-- Start of Provided data --

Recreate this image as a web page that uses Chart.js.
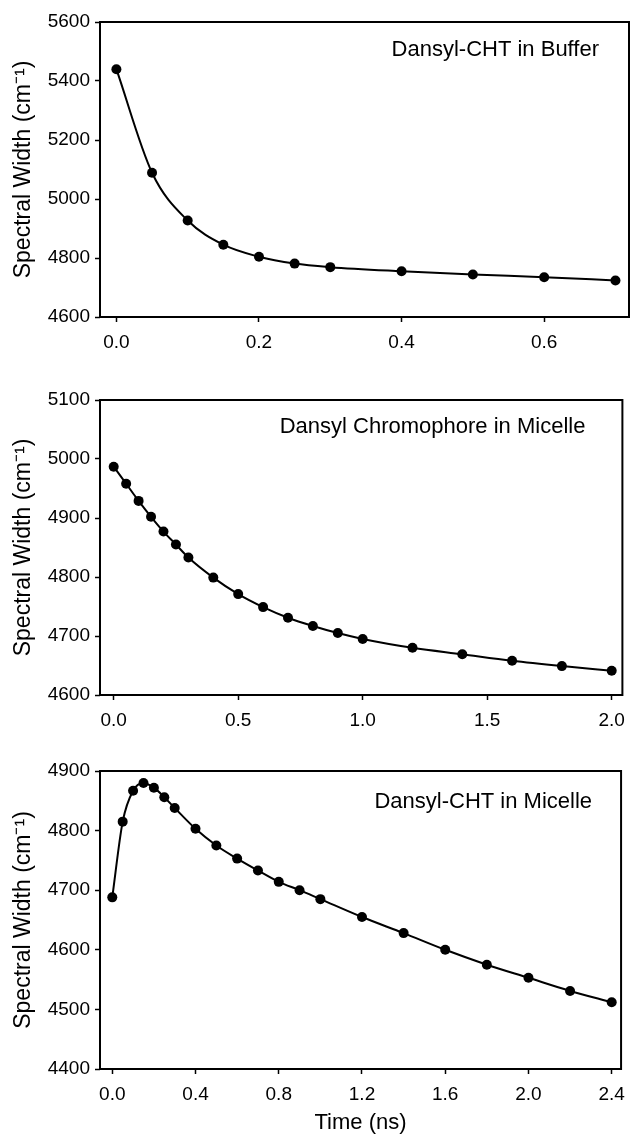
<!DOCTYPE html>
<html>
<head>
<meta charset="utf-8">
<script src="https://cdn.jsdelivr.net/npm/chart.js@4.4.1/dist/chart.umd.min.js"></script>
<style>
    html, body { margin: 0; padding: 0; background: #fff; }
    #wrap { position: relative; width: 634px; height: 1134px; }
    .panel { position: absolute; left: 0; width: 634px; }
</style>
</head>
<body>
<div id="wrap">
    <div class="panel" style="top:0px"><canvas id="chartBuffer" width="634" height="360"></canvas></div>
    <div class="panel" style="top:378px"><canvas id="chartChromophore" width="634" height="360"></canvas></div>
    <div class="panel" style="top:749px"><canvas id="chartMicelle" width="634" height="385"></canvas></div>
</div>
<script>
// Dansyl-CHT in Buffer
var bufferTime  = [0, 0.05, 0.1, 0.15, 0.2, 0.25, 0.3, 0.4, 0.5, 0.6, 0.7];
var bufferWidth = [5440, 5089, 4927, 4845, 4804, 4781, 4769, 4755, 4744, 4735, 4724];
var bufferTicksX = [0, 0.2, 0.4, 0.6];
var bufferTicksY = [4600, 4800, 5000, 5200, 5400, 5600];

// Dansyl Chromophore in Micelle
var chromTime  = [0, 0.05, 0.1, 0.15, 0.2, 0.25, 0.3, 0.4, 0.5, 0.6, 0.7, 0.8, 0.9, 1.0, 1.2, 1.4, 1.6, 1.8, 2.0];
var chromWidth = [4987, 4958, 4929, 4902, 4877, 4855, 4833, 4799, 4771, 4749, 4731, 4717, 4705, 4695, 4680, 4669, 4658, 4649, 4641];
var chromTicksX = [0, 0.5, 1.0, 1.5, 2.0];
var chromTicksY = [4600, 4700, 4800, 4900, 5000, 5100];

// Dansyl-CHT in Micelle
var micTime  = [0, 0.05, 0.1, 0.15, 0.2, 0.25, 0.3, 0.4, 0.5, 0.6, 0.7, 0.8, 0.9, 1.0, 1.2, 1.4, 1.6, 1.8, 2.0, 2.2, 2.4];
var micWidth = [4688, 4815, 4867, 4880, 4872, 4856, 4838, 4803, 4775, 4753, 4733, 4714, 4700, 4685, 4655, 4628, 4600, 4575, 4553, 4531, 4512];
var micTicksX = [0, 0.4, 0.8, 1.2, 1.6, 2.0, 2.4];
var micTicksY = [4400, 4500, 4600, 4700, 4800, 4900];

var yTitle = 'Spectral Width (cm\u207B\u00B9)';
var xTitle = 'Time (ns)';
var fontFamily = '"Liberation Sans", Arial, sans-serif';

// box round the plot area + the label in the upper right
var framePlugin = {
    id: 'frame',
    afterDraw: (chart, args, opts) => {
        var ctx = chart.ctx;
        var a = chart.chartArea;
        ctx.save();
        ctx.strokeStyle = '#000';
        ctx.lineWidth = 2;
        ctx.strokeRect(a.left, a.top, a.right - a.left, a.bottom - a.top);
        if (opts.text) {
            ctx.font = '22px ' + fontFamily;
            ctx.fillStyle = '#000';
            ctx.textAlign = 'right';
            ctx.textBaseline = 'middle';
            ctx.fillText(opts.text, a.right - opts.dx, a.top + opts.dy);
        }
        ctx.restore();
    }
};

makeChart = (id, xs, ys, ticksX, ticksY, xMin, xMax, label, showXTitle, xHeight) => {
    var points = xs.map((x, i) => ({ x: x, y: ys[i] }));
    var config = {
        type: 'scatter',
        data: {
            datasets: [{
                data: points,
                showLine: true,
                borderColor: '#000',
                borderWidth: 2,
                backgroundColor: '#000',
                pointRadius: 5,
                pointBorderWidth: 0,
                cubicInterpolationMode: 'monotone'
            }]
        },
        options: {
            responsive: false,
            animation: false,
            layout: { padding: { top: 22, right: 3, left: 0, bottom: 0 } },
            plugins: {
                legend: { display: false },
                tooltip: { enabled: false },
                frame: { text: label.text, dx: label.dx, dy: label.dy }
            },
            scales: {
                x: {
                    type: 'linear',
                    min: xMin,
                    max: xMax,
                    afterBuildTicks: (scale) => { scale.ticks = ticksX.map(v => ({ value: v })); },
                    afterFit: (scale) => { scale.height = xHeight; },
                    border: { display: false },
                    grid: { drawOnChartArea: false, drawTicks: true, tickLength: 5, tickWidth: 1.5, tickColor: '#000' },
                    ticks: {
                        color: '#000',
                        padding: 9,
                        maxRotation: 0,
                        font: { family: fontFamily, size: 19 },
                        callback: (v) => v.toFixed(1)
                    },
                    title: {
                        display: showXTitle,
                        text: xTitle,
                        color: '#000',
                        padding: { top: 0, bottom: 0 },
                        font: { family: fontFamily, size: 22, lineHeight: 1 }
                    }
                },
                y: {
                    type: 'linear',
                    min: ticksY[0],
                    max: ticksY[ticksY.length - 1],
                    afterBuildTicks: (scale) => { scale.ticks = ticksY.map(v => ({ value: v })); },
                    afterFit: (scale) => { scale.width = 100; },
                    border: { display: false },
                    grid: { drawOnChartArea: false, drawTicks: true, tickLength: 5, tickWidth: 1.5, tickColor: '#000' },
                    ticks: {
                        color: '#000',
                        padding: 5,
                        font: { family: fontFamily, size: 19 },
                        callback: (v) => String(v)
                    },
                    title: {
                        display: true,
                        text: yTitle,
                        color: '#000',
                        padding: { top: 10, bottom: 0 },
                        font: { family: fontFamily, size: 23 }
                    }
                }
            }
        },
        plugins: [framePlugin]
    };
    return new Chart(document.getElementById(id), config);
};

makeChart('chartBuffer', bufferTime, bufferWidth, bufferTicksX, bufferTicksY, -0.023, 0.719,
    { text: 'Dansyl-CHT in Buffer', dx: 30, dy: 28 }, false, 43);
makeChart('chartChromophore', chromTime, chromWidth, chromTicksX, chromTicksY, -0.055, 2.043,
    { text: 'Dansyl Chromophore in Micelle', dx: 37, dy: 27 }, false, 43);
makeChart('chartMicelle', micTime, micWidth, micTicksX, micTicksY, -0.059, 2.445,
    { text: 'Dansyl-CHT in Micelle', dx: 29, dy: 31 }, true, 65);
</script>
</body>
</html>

-- End of Provided data --
-- Start of Provided data --

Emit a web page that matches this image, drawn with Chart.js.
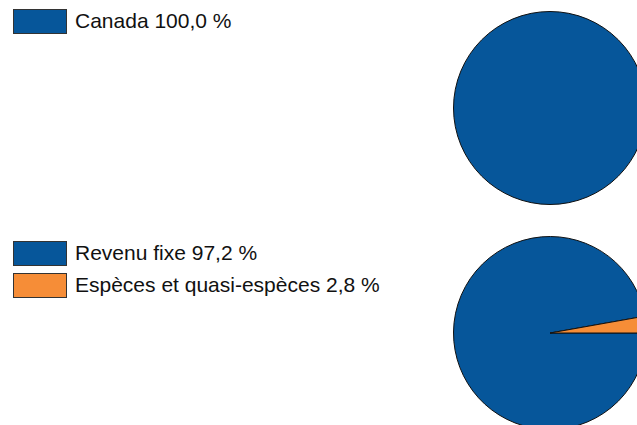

-- End of Provided data --

- Written instruction: Quote the data above exactly from the line with "Recreate this image" to the line with "var bufferTicksY = [4600, 4800, 5000, 5200, 5400, 5600];", both ends counted, and nothing else. Pictures don't go in.

- Response:
Recreate this image as a web page that uses Chart.js.
<!DOCTYPE html>
<html>
<head>
<meta charset="utf-8">
<script src="https://cdn.jsdelivr.net/npm/chart.js@4.4.1/dist/chart.umd.min.js"></script>
<style>
    html, body { margin: 0; padding: 0; background: #fff; }
    #wrap { position: relative; width: 634px; height: 1134px; }
    .panel { position: absolute; left: 0; width: 634px; }
</style>
</head>
<body>
<div id="wrap">
    <div class="panel" style="top:0px"><canvas id="chartBuffer" width="634" height="360"></canvas></div>
    <div class="panel" style="top:378px"><canvas id="chartChromophore" width="634" height="360"></canvas></div>
    <div class="panel" style="top:749px"><canvas id="chartMicelle" width="634" height="385"></canvas></div>
</div>
<script>
// Dansyl-CHT in Buffer
var bufferTime  = [0, 0.05, 0.1, 0.15, 0.2, 0.25, 0.3, 0.4, 0.5, 0.6, 0.7];
var bufferWidth = [5440, 5089, 4927, 4845, 4804, 4781, 4769, 4755, 4744, 4735, 4724];
var bufferTicksX = [0, 0.2, 0.4, 0.6];
var bufferTicksY = [4600, 4800, 5000, 5200, 5400, 5600];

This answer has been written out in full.